**What this task involves:** Your task is to repeat the lines from the line with "Write the Bokeh code for this chart." to the line with "rfsb_yticks = [-80, -40, 0, 40, 80]", both ends included, and nothing else. Pictures stay out of the copy.

↓

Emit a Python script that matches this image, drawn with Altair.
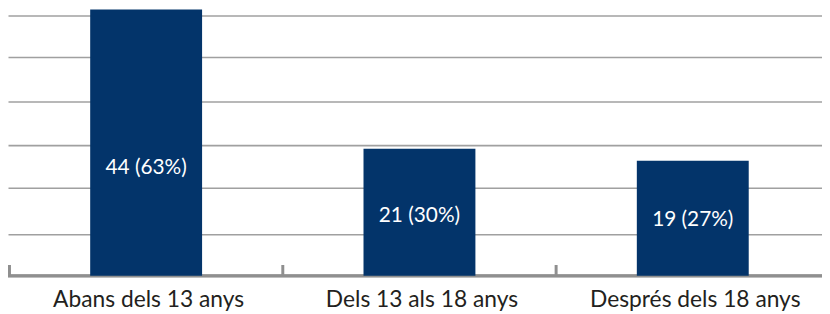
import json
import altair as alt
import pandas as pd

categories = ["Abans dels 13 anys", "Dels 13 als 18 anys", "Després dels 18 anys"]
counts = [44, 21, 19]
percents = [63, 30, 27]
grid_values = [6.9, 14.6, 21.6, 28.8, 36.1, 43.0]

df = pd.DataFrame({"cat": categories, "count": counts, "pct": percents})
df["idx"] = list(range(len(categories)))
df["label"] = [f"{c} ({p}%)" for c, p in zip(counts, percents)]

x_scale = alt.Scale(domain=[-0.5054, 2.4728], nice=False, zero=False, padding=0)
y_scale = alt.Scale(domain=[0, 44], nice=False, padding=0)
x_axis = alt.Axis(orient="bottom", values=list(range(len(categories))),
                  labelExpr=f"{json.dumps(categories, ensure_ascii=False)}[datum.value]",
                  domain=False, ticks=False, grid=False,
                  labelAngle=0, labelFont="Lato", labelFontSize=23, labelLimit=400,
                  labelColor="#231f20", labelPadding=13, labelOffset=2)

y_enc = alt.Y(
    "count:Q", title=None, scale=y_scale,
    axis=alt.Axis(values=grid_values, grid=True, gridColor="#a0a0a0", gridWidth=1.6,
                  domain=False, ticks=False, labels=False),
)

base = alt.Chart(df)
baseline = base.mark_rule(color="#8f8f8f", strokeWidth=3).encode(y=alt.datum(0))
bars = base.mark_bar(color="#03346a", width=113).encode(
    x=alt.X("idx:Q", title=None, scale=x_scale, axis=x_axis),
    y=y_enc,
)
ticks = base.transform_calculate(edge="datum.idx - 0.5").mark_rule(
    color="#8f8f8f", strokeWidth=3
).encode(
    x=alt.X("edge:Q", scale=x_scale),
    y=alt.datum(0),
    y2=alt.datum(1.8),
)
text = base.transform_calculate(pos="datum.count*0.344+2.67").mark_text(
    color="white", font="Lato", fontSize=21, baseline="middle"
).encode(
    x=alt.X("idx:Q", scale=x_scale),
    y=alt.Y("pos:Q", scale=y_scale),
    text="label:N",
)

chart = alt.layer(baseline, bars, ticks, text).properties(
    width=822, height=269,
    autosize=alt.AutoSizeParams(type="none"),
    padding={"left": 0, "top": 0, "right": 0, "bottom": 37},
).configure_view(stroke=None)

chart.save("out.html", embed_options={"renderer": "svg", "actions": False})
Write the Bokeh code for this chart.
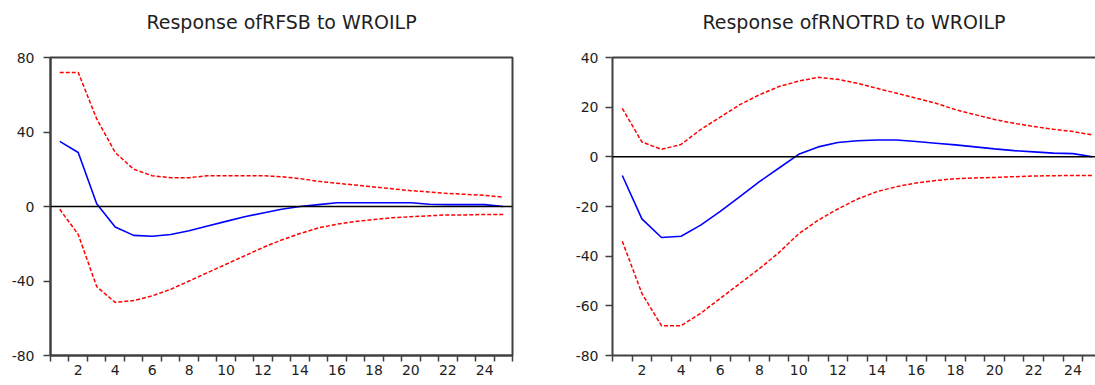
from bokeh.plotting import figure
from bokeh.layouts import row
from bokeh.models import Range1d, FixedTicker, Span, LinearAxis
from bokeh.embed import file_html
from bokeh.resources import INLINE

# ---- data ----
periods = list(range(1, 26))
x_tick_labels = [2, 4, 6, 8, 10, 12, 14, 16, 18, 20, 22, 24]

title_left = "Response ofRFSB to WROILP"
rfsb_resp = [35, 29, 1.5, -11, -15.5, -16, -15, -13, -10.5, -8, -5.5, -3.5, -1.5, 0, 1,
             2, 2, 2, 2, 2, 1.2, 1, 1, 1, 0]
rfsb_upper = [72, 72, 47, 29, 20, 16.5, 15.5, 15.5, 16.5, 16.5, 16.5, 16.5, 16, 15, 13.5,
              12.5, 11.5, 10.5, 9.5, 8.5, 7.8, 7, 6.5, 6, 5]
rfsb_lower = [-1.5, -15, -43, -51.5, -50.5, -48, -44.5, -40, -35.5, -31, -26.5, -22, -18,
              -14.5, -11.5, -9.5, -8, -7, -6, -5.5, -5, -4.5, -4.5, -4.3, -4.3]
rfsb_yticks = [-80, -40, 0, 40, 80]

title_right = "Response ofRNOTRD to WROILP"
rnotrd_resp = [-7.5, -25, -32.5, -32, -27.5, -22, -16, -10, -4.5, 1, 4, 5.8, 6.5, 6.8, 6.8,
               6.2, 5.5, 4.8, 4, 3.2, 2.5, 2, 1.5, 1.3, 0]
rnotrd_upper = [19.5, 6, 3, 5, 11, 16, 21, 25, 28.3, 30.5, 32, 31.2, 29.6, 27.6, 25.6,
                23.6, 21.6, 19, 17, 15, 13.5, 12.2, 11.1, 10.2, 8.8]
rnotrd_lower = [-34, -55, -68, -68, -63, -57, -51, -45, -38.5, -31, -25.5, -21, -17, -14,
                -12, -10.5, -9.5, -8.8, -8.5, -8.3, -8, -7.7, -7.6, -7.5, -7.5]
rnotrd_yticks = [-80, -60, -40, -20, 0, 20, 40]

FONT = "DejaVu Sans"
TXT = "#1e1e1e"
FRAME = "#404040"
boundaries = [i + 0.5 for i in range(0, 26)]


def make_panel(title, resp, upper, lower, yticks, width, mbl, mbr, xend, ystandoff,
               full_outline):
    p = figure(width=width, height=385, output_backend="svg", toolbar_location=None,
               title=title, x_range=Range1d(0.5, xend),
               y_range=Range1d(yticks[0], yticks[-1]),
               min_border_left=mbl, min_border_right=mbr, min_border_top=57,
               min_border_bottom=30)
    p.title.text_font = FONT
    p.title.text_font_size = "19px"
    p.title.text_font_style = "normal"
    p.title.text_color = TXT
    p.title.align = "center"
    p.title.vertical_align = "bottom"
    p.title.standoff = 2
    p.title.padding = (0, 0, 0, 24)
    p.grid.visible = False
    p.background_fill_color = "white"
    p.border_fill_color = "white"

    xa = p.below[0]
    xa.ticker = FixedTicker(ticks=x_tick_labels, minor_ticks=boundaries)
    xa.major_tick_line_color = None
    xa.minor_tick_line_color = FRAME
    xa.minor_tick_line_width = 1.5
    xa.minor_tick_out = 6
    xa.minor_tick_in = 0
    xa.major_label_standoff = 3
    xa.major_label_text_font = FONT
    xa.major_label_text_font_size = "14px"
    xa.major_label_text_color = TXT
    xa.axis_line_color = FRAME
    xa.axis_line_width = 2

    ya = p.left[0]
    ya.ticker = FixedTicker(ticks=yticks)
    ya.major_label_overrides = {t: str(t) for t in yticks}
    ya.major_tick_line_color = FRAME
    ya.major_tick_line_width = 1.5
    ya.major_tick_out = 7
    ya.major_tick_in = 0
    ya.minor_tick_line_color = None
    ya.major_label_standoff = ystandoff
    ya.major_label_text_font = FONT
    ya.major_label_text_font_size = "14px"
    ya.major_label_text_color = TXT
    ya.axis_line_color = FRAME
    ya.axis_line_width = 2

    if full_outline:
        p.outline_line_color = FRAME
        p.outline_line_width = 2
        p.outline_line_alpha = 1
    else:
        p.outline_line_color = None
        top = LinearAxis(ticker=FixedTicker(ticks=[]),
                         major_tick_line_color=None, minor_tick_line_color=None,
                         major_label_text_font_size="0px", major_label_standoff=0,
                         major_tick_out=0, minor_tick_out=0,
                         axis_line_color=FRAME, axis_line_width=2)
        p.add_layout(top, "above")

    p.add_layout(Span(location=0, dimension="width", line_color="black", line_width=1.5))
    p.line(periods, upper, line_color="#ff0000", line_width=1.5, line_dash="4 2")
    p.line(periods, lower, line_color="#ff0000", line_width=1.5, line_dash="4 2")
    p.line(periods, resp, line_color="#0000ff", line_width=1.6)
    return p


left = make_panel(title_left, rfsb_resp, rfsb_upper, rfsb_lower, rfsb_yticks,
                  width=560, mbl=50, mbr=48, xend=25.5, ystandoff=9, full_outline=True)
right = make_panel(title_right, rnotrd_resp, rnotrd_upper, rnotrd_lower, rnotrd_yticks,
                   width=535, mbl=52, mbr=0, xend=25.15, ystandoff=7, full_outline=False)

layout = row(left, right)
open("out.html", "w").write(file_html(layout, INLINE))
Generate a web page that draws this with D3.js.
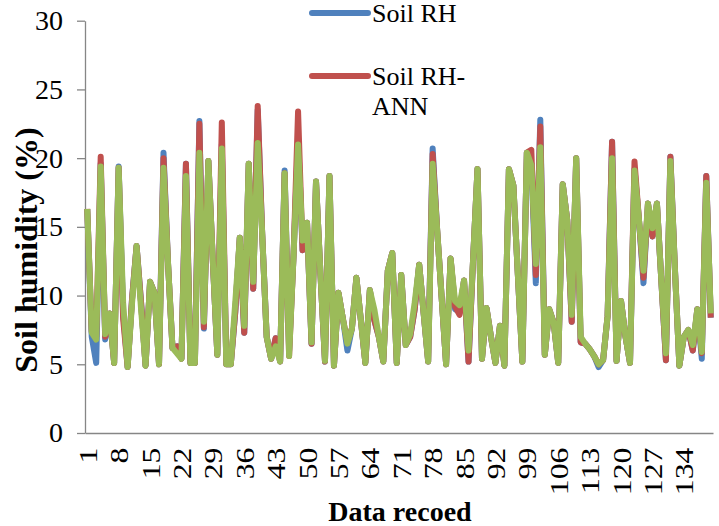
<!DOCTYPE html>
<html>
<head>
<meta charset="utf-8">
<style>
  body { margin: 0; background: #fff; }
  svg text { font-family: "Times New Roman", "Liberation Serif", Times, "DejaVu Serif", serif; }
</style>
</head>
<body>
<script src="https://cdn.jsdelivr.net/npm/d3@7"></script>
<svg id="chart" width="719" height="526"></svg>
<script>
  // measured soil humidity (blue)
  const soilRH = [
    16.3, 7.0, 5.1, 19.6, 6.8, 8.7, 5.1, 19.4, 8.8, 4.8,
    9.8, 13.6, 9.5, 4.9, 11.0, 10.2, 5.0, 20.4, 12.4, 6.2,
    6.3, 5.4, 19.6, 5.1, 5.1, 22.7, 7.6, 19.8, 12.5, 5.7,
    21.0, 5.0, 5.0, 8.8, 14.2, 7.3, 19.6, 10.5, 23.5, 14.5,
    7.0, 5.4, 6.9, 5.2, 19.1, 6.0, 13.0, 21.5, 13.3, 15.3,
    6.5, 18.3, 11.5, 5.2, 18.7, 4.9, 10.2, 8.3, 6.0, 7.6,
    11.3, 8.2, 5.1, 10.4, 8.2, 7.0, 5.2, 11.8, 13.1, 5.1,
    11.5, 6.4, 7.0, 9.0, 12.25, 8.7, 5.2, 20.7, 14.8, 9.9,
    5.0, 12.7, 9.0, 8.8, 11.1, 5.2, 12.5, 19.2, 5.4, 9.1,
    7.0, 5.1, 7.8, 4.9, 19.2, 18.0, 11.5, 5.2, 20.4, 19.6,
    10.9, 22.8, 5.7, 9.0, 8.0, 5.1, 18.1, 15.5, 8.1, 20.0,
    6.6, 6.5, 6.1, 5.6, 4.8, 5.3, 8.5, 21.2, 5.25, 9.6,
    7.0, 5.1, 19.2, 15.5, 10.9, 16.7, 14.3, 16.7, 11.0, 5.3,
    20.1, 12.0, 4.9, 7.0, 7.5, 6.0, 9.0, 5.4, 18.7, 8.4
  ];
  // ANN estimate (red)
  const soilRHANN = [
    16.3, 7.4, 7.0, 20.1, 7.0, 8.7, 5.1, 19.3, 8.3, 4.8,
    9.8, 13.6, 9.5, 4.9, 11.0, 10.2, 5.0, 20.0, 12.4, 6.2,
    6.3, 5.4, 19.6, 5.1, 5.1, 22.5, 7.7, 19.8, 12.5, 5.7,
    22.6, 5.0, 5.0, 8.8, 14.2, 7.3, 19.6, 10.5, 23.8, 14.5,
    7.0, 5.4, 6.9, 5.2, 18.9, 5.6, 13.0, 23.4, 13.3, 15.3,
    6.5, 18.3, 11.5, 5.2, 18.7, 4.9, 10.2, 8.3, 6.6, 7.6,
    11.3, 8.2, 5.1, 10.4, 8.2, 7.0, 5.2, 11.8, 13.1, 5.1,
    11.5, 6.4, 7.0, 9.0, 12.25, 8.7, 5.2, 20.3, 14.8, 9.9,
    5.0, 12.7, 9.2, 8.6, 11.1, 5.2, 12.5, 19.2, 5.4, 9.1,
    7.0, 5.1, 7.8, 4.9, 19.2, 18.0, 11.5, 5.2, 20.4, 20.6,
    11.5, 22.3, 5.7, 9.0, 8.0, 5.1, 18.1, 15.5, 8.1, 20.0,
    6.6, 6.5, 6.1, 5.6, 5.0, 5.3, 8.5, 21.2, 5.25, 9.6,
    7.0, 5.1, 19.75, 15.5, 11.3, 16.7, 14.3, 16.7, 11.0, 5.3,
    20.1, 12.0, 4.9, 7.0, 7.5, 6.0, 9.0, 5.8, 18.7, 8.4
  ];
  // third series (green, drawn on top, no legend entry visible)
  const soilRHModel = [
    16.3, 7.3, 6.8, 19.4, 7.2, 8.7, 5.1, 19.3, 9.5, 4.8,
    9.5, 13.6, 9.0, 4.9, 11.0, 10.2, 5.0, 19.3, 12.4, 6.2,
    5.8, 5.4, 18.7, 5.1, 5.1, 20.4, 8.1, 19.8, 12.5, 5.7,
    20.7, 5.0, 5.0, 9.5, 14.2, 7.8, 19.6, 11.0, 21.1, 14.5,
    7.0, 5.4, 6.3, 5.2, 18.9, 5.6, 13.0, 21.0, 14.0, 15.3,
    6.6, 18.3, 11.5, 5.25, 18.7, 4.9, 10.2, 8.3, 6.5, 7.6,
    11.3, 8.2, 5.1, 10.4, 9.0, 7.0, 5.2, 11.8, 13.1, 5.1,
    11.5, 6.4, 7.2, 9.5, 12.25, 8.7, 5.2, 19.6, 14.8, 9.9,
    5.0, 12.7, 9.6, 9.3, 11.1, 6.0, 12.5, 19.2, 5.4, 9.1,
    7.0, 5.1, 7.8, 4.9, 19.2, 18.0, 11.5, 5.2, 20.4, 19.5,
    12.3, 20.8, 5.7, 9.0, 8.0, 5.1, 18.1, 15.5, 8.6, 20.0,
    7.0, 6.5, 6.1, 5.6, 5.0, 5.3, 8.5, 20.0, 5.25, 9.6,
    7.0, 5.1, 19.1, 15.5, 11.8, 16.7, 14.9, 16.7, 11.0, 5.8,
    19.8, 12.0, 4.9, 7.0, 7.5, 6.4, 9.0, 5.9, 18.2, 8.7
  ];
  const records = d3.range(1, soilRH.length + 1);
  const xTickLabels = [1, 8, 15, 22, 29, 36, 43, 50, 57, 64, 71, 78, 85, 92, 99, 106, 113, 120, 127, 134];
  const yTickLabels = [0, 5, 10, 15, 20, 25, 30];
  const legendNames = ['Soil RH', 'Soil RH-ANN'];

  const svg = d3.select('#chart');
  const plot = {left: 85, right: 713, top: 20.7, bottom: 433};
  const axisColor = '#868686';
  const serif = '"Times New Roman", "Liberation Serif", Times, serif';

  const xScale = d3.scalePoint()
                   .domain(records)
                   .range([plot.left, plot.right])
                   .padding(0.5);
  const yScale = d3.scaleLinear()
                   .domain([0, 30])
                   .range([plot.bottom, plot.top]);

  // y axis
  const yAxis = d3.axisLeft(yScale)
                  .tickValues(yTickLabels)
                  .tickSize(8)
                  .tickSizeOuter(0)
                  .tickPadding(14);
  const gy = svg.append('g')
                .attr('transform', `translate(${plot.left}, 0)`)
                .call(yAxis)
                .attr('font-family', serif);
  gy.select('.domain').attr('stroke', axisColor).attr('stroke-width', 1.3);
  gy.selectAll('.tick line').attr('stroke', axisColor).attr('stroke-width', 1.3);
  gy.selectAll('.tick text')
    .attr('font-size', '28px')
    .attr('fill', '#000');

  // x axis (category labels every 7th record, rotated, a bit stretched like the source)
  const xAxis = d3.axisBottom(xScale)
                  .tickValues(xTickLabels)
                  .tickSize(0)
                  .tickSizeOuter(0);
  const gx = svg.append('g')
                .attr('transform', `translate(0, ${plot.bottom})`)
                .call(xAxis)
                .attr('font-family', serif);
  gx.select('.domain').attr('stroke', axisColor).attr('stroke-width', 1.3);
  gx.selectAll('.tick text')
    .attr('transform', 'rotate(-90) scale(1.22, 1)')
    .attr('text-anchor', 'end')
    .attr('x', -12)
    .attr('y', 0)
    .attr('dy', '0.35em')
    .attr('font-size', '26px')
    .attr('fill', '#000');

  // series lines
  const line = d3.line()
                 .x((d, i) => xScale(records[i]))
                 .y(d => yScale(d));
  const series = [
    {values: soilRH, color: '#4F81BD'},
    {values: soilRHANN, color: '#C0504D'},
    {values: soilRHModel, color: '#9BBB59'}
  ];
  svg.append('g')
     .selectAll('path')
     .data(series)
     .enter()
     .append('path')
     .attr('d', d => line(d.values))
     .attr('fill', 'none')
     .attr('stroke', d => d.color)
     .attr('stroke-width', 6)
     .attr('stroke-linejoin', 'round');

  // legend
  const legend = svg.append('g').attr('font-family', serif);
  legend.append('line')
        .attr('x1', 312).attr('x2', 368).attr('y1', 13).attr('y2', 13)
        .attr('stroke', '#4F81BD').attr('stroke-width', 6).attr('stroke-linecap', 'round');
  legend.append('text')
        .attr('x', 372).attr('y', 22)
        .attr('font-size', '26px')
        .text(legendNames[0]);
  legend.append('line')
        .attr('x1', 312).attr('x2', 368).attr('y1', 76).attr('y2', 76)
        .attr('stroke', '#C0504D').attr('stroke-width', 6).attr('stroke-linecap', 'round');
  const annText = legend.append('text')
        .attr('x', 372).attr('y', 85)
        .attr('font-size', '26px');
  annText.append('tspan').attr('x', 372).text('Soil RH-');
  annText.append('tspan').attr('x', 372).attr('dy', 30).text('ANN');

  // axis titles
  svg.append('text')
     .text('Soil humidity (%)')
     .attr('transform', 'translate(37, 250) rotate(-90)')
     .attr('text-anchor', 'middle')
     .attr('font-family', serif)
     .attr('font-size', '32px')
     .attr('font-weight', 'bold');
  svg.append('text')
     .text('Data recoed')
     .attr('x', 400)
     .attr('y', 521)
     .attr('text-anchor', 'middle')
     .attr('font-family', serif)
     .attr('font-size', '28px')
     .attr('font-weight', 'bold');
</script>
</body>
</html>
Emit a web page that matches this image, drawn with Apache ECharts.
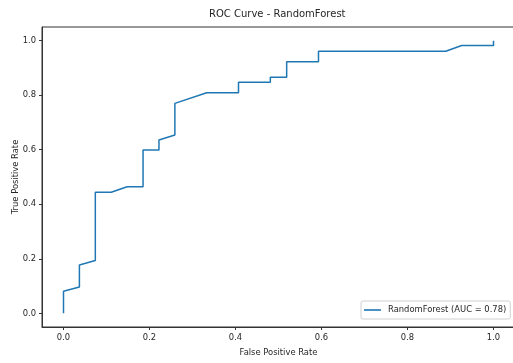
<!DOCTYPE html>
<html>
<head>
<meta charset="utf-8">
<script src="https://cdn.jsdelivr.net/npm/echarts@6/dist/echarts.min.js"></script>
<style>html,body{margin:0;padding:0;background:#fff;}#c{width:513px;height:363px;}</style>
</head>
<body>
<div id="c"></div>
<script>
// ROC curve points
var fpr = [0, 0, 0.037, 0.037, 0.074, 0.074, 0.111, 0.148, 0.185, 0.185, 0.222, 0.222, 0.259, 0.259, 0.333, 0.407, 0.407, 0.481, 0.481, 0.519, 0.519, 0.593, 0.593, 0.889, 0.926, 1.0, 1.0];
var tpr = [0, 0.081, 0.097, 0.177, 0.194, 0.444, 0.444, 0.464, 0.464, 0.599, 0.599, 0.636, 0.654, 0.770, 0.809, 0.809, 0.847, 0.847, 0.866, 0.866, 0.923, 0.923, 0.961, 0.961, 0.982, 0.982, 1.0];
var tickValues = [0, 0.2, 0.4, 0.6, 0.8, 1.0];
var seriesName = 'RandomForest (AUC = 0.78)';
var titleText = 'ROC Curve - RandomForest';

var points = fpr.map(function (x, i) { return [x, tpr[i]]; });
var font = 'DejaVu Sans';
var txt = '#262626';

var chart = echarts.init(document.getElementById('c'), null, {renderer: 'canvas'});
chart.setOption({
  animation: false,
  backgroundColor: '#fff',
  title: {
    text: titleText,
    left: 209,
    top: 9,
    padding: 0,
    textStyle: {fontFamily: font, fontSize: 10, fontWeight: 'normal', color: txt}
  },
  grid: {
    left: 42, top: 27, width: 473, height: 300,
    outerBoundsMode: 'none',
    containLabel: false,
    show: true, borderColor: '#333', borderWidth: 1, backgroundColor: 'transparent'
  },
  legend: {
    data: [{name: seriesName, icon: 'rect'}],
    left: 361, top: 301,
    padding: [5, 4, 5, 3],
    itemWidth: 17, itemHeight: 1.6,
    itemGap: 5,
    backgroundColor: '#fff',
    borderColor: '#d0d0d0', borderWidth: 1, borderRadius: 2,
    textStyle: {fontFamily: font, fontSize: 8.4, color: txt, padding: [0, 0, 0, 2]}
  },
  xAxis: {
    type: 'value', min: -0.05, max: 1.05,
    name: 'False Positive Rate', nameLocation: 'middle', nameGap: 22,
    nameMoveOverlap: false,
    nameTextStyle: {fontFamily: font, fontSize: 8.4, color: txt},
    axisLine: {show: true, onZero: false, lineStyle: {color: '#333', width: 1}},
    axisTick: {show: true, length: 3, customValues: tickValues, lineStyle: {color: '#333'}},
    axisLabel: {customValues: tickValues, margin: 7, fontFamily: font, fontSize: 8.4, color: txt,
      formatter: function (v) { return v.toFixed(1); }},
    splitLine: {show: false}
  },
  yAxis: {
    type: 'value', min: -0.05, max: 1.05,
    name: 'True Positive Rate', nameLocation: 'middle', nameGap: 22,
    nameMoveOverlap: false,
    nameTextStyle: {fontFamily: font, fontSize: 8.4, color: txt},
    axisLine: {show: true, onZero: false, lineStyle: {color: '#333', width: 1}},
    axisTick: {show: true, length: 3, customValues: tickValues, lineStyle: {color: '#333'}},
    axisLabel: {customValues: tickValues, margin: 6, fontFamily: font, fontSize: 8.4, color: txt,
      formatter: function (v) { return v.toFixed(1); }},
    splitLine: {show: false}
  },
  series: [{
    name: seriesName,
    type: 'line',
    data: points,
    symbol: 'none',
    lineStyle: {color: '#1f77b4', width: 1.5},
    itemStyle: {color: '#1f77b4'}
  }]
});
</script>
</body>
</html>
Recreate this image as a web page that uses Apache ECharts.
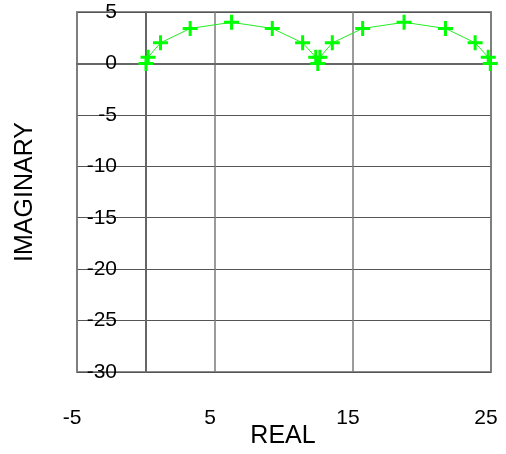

↑

**Output of the task:**
Write the Bokeh code for this chart.
from bokeh.plotting import figure
from bokeh.layouts import row
from bokeh.models import Range1d, FixedTicker, Span, LinearAxis
from bokeh.embed import file_html
from bokeh.resources import INLINE

# ---- data ----
periods = list(range(1, 26))
x_tick_labels = [2, 4, 6, 8, 10, 12, 14, 16, 18, 20, 22, 24]

title_left = "Response ofRFSB to WROILP"
rfsb_resp = [35, 29, 1.5, -11, -15.5, -16, -15, -13, -10.5, -8, -5.5, -3.5, -1.5, 0, 1,
             2, 2, 2, 2, 2, 1.2, 1, 1, 1, 0]
rfsb_upper = [72, 72, 47, 29, 20, 16.5, 15.5, 15.5, 16.5, 16.5, 16.5, 16.5, 16, 15, 13.5,
              12.5, 11.5, 10.5, 9.5, 8.5, 7.8, 7, 6.5, 6, 5]
rfsb_lower = [-1.5, -15, -43, -51.5, -50.5, -48, -44.5, -40, -35.5, -31, -26.5, -22, -18,
              -14.5, -11.5, -9.5, -8, -7, -6, -5.5, -5, -4.5, -4.5, -4.3, -4.3]
rfsb_yticks = [-80, -40, 0, 40, 80]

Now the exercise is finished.